For my finals this semester, I would like to make a digital space designed for people to have productive arguments about different topics.

For my programming from A-Z midterms, I created a bot that detects unkind messages on Discord and asks the sender to consider reframing their messages to convey the same idea or thoughts in a kinder way. [link]

For my research on online hate and arguments, I found two elements related to time.  

1) Reacting vs Responding to a comment or a message on social media. Spending time to understand and reflect and respond to them rather than react to a message

2) How active is the thread/how frequently people are participating in the discussion and how many?

While I was reading about arguments on the internet, I found an interesting way different kinds arguments can be categorized

Screenshot 2024-10-21 at 4.05.42 PM.png

Name-calling was an interesting problem to target since it seems to be a reaction without much or any thought rather than a response.

I used the AFINN-111 Sentiment Analysis to detect name-calling. The main idea here is that when there are a lot of attack in a chat or too much name-calling, people might not be taking the time to try to understand and respond to each other. But they are only throwing their ideas and thought at each other.

This technique I used for the first step for my mid-terms has limitations.
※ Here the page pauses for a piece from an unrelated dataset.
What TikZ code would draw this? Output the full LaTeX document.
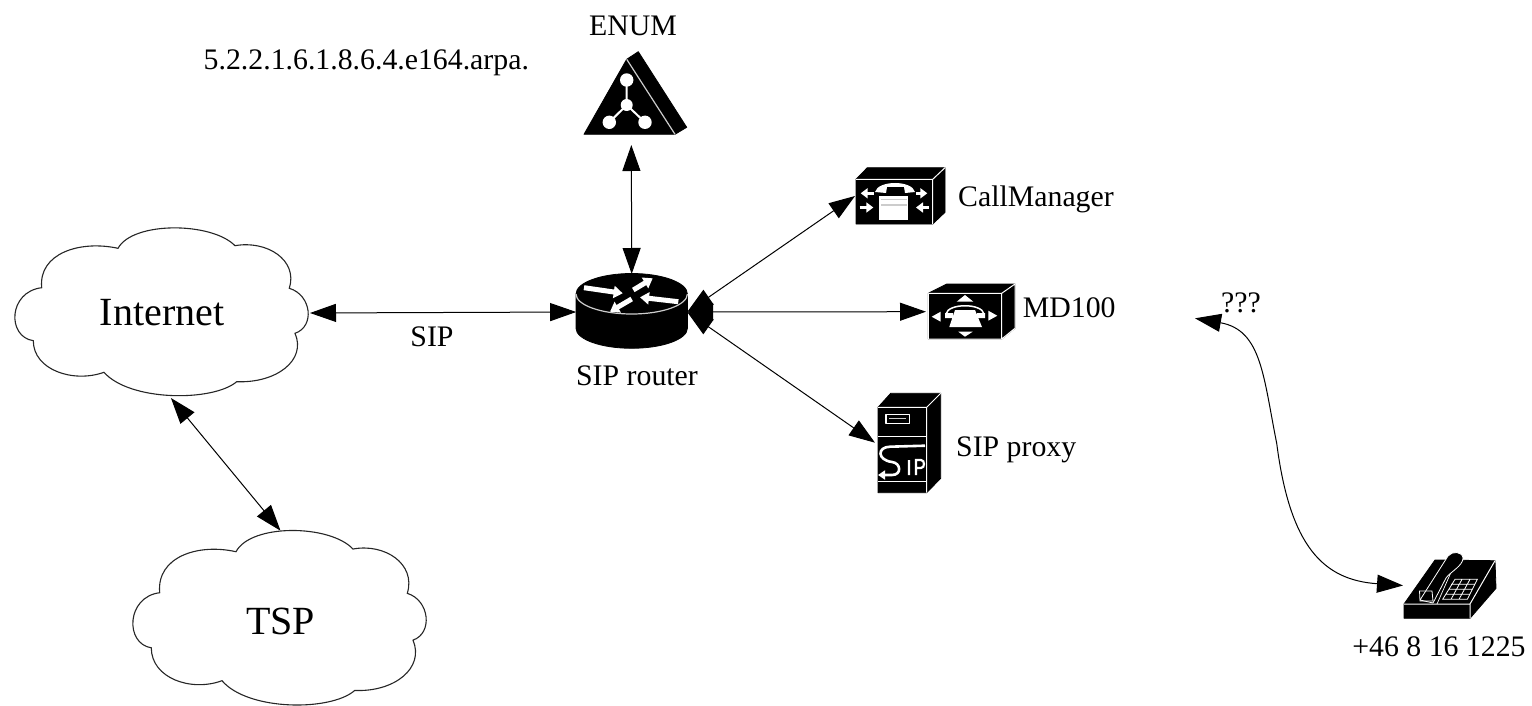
\documentclass[tikz,border=0pt]{standalone}
\usepackage{fontspec}
\setmainfont{Liberation Serif}
\usetikzlibrary{arrows.meta}
\tikzset{
  link/.style={line width=1pt,black,<->,>={Triangle[length=26pt,width=18pt]}},
  cloudline/.style={line width=1.1pt,black!85,fill=white},
  bigtext/.style={font=\fontsize{40}{44}\selectfont,inner sep=0pt,outer sep=0pt},
  small/.style={font=\fontsize{29.8}{34}\selectfont,inner sep=0pt},
  slot/.style={inner sep=0pt,outer sep=0pt,rectangle},
  solid black/.style={fill=black,draw=black,line width=0.8pt,line join=round},
  wline/.style={white,line width=1pt,line join=round},
  gline/.style={black!20,line width=1.2pt,line join=round},
  warrow/.style={white,line width=5pt,-{Triangle[length=9pt,width=12pt]}},
  warrowthin/.style={white,line width=2.6pt,-{Triangle[length=7pt,width=10pt]}}
}
\newcommand{\cloudpath}{(118,248.3) .. controls (133,221) and (212,222) .. (235,245.7)
  .. controls (266.7,240) and (298.3,260) .. (289.3,288.3)
  .. controls (311.7,295) and (315,326.7) .. (295,333.3)
  .. controls (306.7,360) and (276.7,383.3) .. (236.7,381.7)
  .. controls (213.3,401.7) and (130,401.7) .. (104,372.3)
  .. controls (73.3,383.3) and (33.3,370) .. (33.3,340.7)
  .. controls (6.7,336.7) and (8.3,291.7) .. (41.7,287.7)
  .. controls (38.3,253.3) and (80,240) .. (118,248.3) -- cycle}
\begin{document}
\begin{tikzpicture}[x=1pt,y=-1pt]
\useasboundingbox (0,0) rectangle (1532,706);
% clouds
\draw[cloudline] \cloudpath;
\begin{scope}[shift={(118,293.5)},yscale=1.04]
\draw[cloudline] \cloudpath;
\end{scope}
\node[slot,bigtext,minimum width=296pt,minimum height=170pt] (internet) at (162,313) {Internet};
\node[slot,bigtext,minimum width=295pt,minimum height=180.6pt] (tsp) at (280.5,621) {TSP};
% ENUM icon
\fill[solid black] (626.7,59.3) -- (638.3,51.7) -- (686.7,127.3) -- (675,134.3) -- (584,134.3) -- cycle;
\draw[gline] (626.7,59.3) -- (675,134.3);
\draw[white,line width=2pt] (626.7,80) -- (626.7,105) (609.3,122.3) -- (626.7,105) -- (645,122.3);
\fill[white] (626.7,80) circle (6.7pt) (626.7,105) circle (6pt) (609.3,122.3) circle (6.7pt) (645,122.3) circle (6.7pt);
\node[slot,minimum width=110pt,minimum height=82pt] (enum) at (631.3,93) {};
% router icon
\fill[solid black] (576,294) -- (576,328.3) arc[start angle=180,end angle=360,x radius=55.7pt,y radius=20pt] -- (687.4,294) arc[start angle=0,end angle=180,x radius=55.7pt,y radius=20.5pt] -- cycle;
\draw[gline] (576,294) arc[start angle=180,end angle=360,x radius=55.7pt,y radius=20pt];
\draw[warrow] (584,287.7) -- (622.7,293.3);
\draw[warrow] (633.3,290) -- (652.7,278.3);
\draw[warrow] (678.3,301.7) -- (640,297.3);
\draw[warrow] (631.7,299) -- (610,311.7);
\node[slot,minimum width=111pt,minimum height=76pt] (router) at (631.7,312) {};
% CallManager icon
\fill[solid black] (856,179.3) -- (867.3,167.7) -- (945,167.7) -- (945,212.3) -- (932.7,224) -- (856,224) -- cycle;
\draw[wline] (856,179.3) -- (932.7,179.3) -- (932.7,224) (932.7,179.3) -- (945,167.7);
\fill[white] (875,192) .. controls (878,180) and (912,180) .. (915,192) -- (905,193) -- (904,187) -- (887,187) -- (886,193) -- cycle;
\fill[white] (879.3,196) rectangle (908.3,220);
\draw[gline] (881,199.5) -- (906.5,199.5) (881,205) -- (906.5,205);
\draw[warrowthin] (873.5,193.3) -- (860.7,193.3);
\draw[warrowthin] (859.5,207.5) -- (873.3,207.5);
\draw[warrowthin] (916,193.3) -- (927.3,193.3);
\draw[warrowthin] (928.5,207.5) -- (916,207.5);
\node[slot,minimum width=90pt,minimum height=57pt] (cm) at (900,196) {};
% MD100 icon
\fill[solid black] (928.3,293.3) -- (946.7,284) -- (1015,284) -- (1015,328.3) -- (1001.7,339) -- (928.3,339) -- cycle;
\draw[wline] (928.3,293.3) -- (1001.7,293.3) -- (1001.7,339) (1001.7,293.3) -- (1015,284) -- (1015,328.3) -- (1001.7,339) -- (928.3,339) -- (928.3,293.3);
\fill[white] (965,295) -- (956.7,301.7) -- (973.3,301.7) -- cycle;
\fill[white] (965,336.7) -- (958.3,331.7) -- (972.7,331.7) -- cycle;
\fill[white] (931.7,316.7) -- (940.7,311.7) -- (940.7,321.7) -- cycle;
\fill[white] (997.3,315.7) -- (988.3,310.7) -- (988.3,320.7) -- cycle;
\draw[white,line width=1.5pt] (946,314) .. controls (948,303) and (982,303) .. (984,314);
\fill[white] (955,310) -- (975,310) -- (982,327) -- (949.3,327) -- cycle;
\fill[white] (945,313) rectangle (953,318) (977,313) rectangle (985,318);
\node[slot,minimum width=90pt,minimum height=57pt] (md) at (971,311.7) {};
% SIP proxy icon
\fill[solid black] (878,407.3) -- (890.7,393.3) -- (940.7,393.3) -- (940.7,478.3) -- (926.7,492.7) -- (878,492.7) -- cycle;
\draw[wline] (878,407.3) -- (926.7,407.3) -- (926.7,492.7) (926.7,407.3) -- (940.7,393.3);
\draw[wline] (878,436) -- (926.7,436) (878,481.7) -- (926.7,481.7);
\draw[wline,line width=1.2pt] (886,414.3) rectangle (909.3,423.3);
\draw[gline] (889,418.8) -- (906,418.8);
\draw[white,line width=2.6pt,-{Triangle[length=7pt,width=9pt]}] (925,445.7) -- (890,446.7) .. controls (877,447) and (877,460) .. (892,462) .. controls (901,463) and (902,475) .. (892,475) -- (878,475);
\draw[white,line width=2.2pt] (909,460) -- (909,475) (916,475) -- (916,460) -- (921,460) .. controls (925,460) and (925,468) .. (921,468) -- (916,468);
\node[slot,minimum width=64pt,minimum height=100pt] (proxy) at (907,442.7) {};
% telephone icon
\fill[solid black] (1435,560) -- (1495,560.7) -- (1496,588.3) -- (1470,618.3) -- (1404,618.3) -- (1404,604) -- cycle;
\draw[wline] (1404,604) -- (1470,604) -- (1495,560.7) (1470,604) -- (1470,618.3);
\draw[white,line width=.7pt] (1452,570) -- (1437,604);
\fill[black,draw=white,line width=.8pt,line join=round] (1420,600) -- (1448,556) .. controls (1452,551) and (1462,551) .. (1463,558) .. controls (1463,566) and (1450,572) .. (1446,578) -- (1433,603) -- cycle;
\draw[white,line width=.8pt] (1419.5,591) -- (1432,591) -- (1433,601) -- (1420,601) -- cycle;
\draw[white,line width=.8pt] (1455,579.3) -- (1477.3,579.3) -- (1467.3,599.3) -- (1442.7,599.3) -- cycle
  (1451,584.3) -- (1474.8,584.3) (1448.5,589.3) -- (1472.3,589.3) (1445.5,594.3) -- (1469.8,594.3)
  (1462,579.3) -- (1451,599.3) (1470,579.3) -- (1459,599.3);
\node[slot,minimum width=94pt,minimum height=69pt] (phone) at (1450,585.5) {};
\coordinate (unknown) at (1195,318.3);
\coordinate (midcurve) at (1276.7,443.3);
% connectors
\draw[link,shorten <=11pt] (enum.south) -- (router.north);
\draw[link] (internet.east) -- (router.west);
\draw[link] (router.east) -- (cm.west);
\draw[link] (router.east) -- (md.west);
\draw[link] (router.east) -- (proxy.west);
\draw[link] (internet.-84.6) -- (tsp.north);
\draw[link] (unknown) .. controls (1261.7,330) and (1263.3,376.7) .. (midcurve)
  .. controls (1290,546.7) and (1323.3,580) .. (phone.west);
% labels
\node[small,anchor=base] (lenum) at (633,36) {ENUM};
\node[small,anchor=base west] (ldns) at (203.5,70) {5.2.2.1.6.1.8.6.4.e164.arpa.};
\node[small,anchor=base west] (lcm) at (958,206.7) {CallManager};
\node[small,anchor=base west] (lmd) at (1022.7,317.7) {MD100};
\node[small,anchor=base west] (lq) at (1221,312) {???};
\node[small,anchor=base west] (lproxy) at (956,456.7) {SIP proxy};
\node[small,anchor=base] (lsip) at (432,346.7) {SIP};
\node[small,anchor=base] (lrouter) at (637,385.7) {SIP router};
\node[small,anchor=base] (lphone) at (1439,656) {+46 8 16 1225};
\end{tikzpicture}
\end{document}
The 'negative words' are detected based on scores given to individual words and without understanding the context. For example, the phrase 'terribly cute' is detected as a negative comment. I hope to build on this further in the coming weeks to detect unkind messages or comments better.

For my mid-terms, I decided to use this method to detect name-calling to visually represent a topic being discussed (a thread or a comment section for example). Slower movement of letters would be less name-calling and faster would be more name-calling to represent the thoughtlessness behind these kinds of arguments.

It is currently set to a random speed but eventually, when I build something that can detect sentiment of multiple comments, I would try to understand how time can be mapped to these comments. And add another visualization to represent the frequency of responses on the thread or comment section.

The final visualization would be multiple nodes representing different topics. This visual representation could help a person potentially thinking of reading or participating in an argument or discussion to decide if they wish to join.